Characterization of thermal and mechanical properties of stanene nanoribbons: a molecular dynamics study

Abstract

Stanene, a buckled honeycomb structure of monolayer tin, has several intriguing electrical and thermoelectrical applications that closely depend on its thermal, mechanical, and electrical properties. However, thermal and mechanical characterizations of stanene nanoribbons (STNRs) have not yet been comprehensively investigated. In this study, we have performed an equilibrium molecular dynamics simulation to characterize the thermal and mechanical properties of STNRs using the modified embedded-atom method potential. The room temperature thermal conductivities of pristine 10 nm × 3 nm zigzag and armchair stanene nanoribbon were estimated to be 0.95 ± 0.024 W m⁻¹ K⁻¹ and 0.89 ± 0.026 W m⁻¹ K⁻¹, respectively.
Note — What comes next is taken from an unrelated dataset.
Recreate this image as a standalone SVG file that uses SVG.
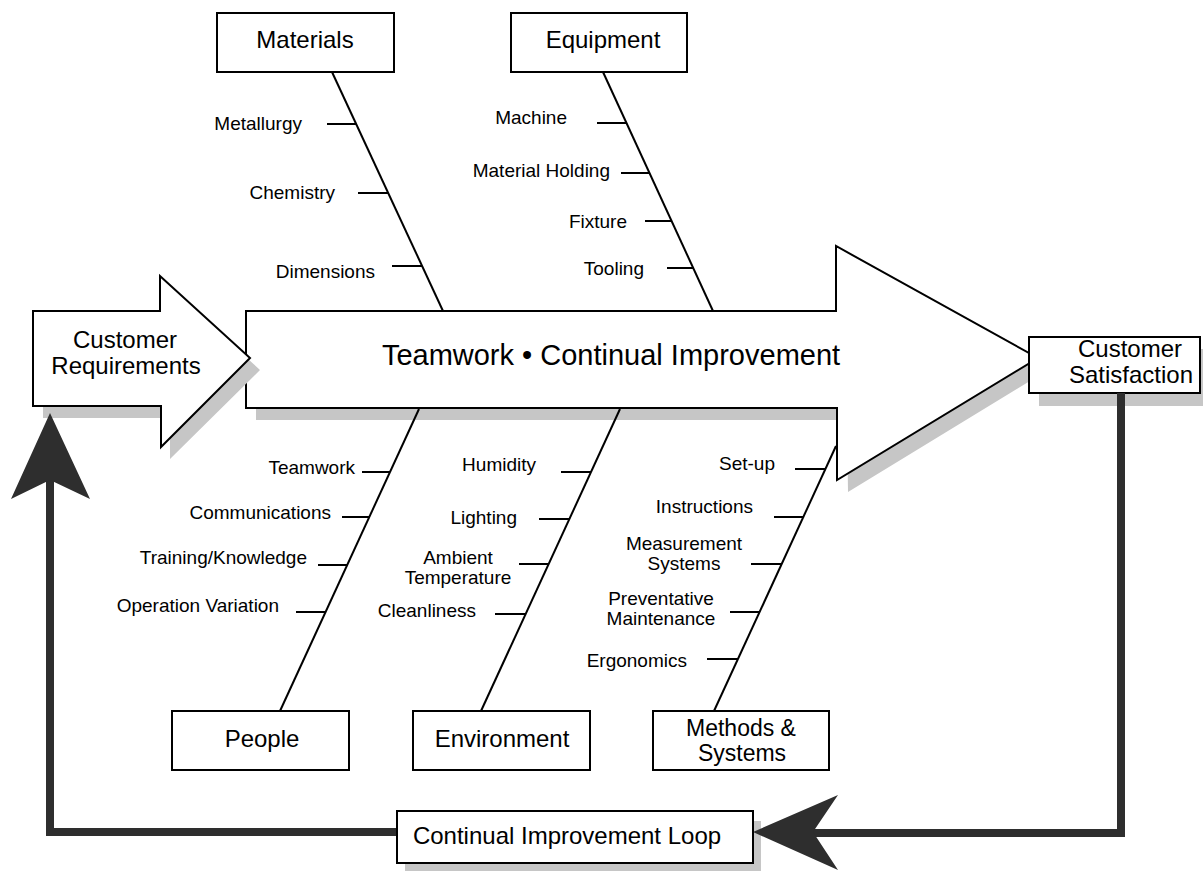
<svg xmlns="http://www.w3.org/2000/svg" width="1203" height="871" viewBox="0 0 1203 871">
<style>
  .box{fill:#fff;stroke:#000;stroke-width:2}
  .arrow{fill:#fff;stroke:#000;stroke-width:2;stroke-linejoin:miter}
  .shadow{fill:#c6c6c6;stroke:none}
  .bone{stroke:#000;stroke-width:2;fill:none}
  .tick{stroke:#000;stroke-width:2;fill:none}
  .loop{stroke:#2e2e2e;stroke-width:8;fill:none;stroke-linejoin:miter}
  .head{fill:#2e2e2e;stroke:none}
  .big{font-family:"Liberation Sans",Arial,sans-serif;font-size:24px;fill:#000;text-anchor:middle}
  .title{font-family:"Liberation Sans",Arial,sans-serif;font-size:29px;fill:#000;text-anchor:middle}
  .lbl{font-family:"Liberation Sans",Arial,sans-serif;font-size:19px;fill:#000;text-anchor:end}
  .lblc{font-family:"Liberation Sans",Arial,sans-serif;font-size:19px;fill:#000;text-anchor:middle}
</style>
<rect width="1203" height="871" fill="#fff"/>

<!-- shadows -->
<g id="shadows">
  <polygon class="shadow" points="256,323 846,323 846,258 1048,370 848,492 847,420 256,420"/>
  <rect class="shadow" x="1039" y="349" width="164" height="57"/>
  <rect class="shadow" x="405" y="821" width="356" height="50"/>
</g>

<!-- main arrow -->
<g id="main-arrow">
  <polygon class="arrow" points="246,311 836,311 836,246 1038,358 837,480 837,408 246,408"/>
  <text class="title" x="611" y="365">Teamwork • Continual Improvement</text>
</g>

<!-- customer requirements -->
<g id="customer-requirements">
  <polygon class="shadow" points="43,323 170,323 170,288 260,370 170,459 170,418 43,418"/>
  <polygon class="arrow" points="33,311 160,311 160,276 250,358 161,447 161,406 33,406"/>
  <text class="big" x="125" y="348">Customer</text>
  <text class="big" x="126" y="374">Requirements</text>
</g>

<!-- customer satisfaction -->
<g id="customer-satisfaction">
  <rect class="box" x="1029" y="337" width="171" height="56"/>
  <text class="big" x="1130" y="357">Customer</text>
  <text class="big" x="1131" y="383">Satisfaction</text>
</g>

<!-- connectors -->
<g id="connectors">
  <!-- main bones -->
  <line class="bone" x1="332" y1="72" x2="443" y2="311"/>
  <line class="bone" x1="603" y1="72" x2="713" y2="311"/>
  <line class="bone" x1="280" y1="711" x2="419" y2="409"/>
  <line class="bone" x1="481" y1="711" x2="620" y2="409"/>
  <line class="bone" x1="714" y1="711" x2="836" y2="446"/>
  <!-- materials ticks -->
  <line class="tick" x1="327" y1="124" x2="356" y2="124"/>
  <line class="tick" x1="358" y1="193" x2="388" y2="193"/>
  <line class="tick" x1="392" y1="266" x2="422" y2="266"/>
  <!-- equipment ticks -->
  <line class="tick" x1="597" y1="123" x2="627" y2="123"/>
  <line class="tick" x1="621" y1="173" x2="650" y2="173"/>
  <line class="tick" x1="645" y1="221" x2="672" y2="221"/>
  <line class="tick" x1="667" y1="268" x2="694" y2="268"/>
  <!-- people ticks -->
  <line class="tick" x1="362" y1="472" x2="390" y2="472"/>
  <line class="tick" x1="342" y1="517" x2="370" y2="517"/>
  <line class="tick" x1="318" y1="565" x2="347" y2="565"/>
  <line class="tick" x1="296" y1="612" x2="326" y2="612"/>
  <!-- environment ticks -->
  <line class="tick" x1="561" y1="472" x2="591" y2="472"/>
  <line class="tick" x1="539" y1="519" x2="570" y2="519"/>
  <line class="tick" x1="519" y1="564" x2="549" y2="564"/>
  <line class="tick" x1="495" y1="614" x2="526" y2="614"/>
  <!-- methods ticks -->
  <line class="tick" x1="795" y1="469" x2="825" y2="469"/>
  <line class="tick" x1="774" y1="517" x2="803" y2="517"/>
  <line class="tick" x1="751" y1="564" x2="782" y2="564"/>
  <line class="tick" x1="730" y1="612" x2="760" y2="612"/>
  <line class="tick" x1="707" y1="659" x2="738" y2="659"/>
  <!-- continual improvement loop -->
  <polyline class="loop" points="1121,393 1121,833 812,833"/>
  <polygon class="head" points="753,832 838,795 813,832 838,870"/>
  <polyline class="loop" points="397,832 50,832 50,478"/>
  <polygon class="head" points="50,413 90,499 50,480 11,499"/>
</g>

<!-- materials -->
<g id="materials">
  <rect class="box" x="217" y="13" width="177" height="59"/>
  <text class="big" x="305" y="48">Materials</text>
  <text class="lbl" x="302" y="130">Metallurgy</text>
  <text class="lbl" x="335" y="199">Chemistry</text>
  <text class="lbl" x="375" y="278">Dimensions</text>
</g>

<!-- equipment -->
<g id="equipment">
  <rect class="box" x="511" y="13" width="176" height="59"/>
  <text class="big" x="603" y="48">Equipment</text>
  <text class="lbl" x="567" y="124">Machine</text>
  <text class="lbl" x="610" y="177">Material Holding</text>
  <text class="lbl" x="627" y="228">Fixture</text>
  <text class="lbl" x="644" y="275">Tooling</text>
</g>

<!-- people -->
<g id="people">
  <rect class="box" x="172" y="711" width="177" height="59"/>
  <text class="big" x="262" y="747">People</text>
  <text class="lbl" x="355" y="474">Teamwork</text>
  <text class="lbl" x="331" y="519">Communications</text>
  <text class="lbl" x="307" y="564">Training/Knowledge</text>
  <text class="lbl" x="279" y="612">Operation Variation</text>
</g>

<!-- environment -->
<g id="environment">
  <rect class="box" x="413" y="711" width="177" height="59"/>
  <text class="big" x="502" y="747">Environment</text>
  <text class="lbl" x="536" y="471">Humidity</text>
  <text class="lbl" x="517" y="524">Lighting</text>
  <text class="lblc" x="458" y="564">Ambient</text>
  <text class="lblc" x="458" y="584">Temperature</text>
  <text class="lbl" x="476" y="617">Cleanliness</text>
</g>

<!-- methods & systems -->
<g id="methods-systems">
  <rect class="box" x="653" y="711" width="176" height="59"/>
  <text class="big" x="741" y="736" style="font-size:23px">Methods &amp;</text>
  <text class="big" x="742" y="761" style="font-size:23px">Systems</text>
  <text class="lbl" x="775" y="470">Set-up</text>
  <text class="lbl" x="753" y="513">Instructions</text>
  <text class="lblc" x="684" y="550">Measurement</text>
  <text class="lblc" x="684" y="570">Systems</text>
  <text class="lblc" x="661" y="605">Preventative</text>
  <text class="lblc" x="661" y="625">Maintenance</text>
  <text class="lbl" x="687" y="667">Ergonomics</text>
</g>

<!-- loop label -->
<g id="continual-improvement-loop">
  <rect class="box" x="397" y="811" width="356" height="52"/>
  <text class="big" x="567" y="844">Continual Improvement Loop</text>
</g>
</svg>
We also studied the thermal conductivity as a function of temperature and width of the ribbon. The thermal conductivity was found to decrease with increasing temperature, whereas it tends to increase with increasing width for both configurations. In all cases, the zigzag STNR exhibited a higher thermal conductivity than its armchair counterpart did. Furthermore, our study includes an investigation of the thermal transport in defected STNRs. For a defect concentration of ∼1.5%, the thermal conductivity of defected stanene nanoribbon experiences a reduction of approximately 30–50%, whereas a ∼70–90% reduction was observed at a vacancy concentration of ∼5% for various types of defects. Finally, the stress–strain behavior of STNRs with varying width was analyzed using uniaxial loading. Zigzag STNRs were found to have higher fracture strength than their armchair counterparts. Moreover, with increasing width, both fracture strain and fracture stress of armchair STNRs were found to show small variations compared with their zigzag counterparts. This study provides insights for tuning the thermo-mechanical characteristics of stanene-based nanostructures for thermal management and possible applications as thermoelectrics.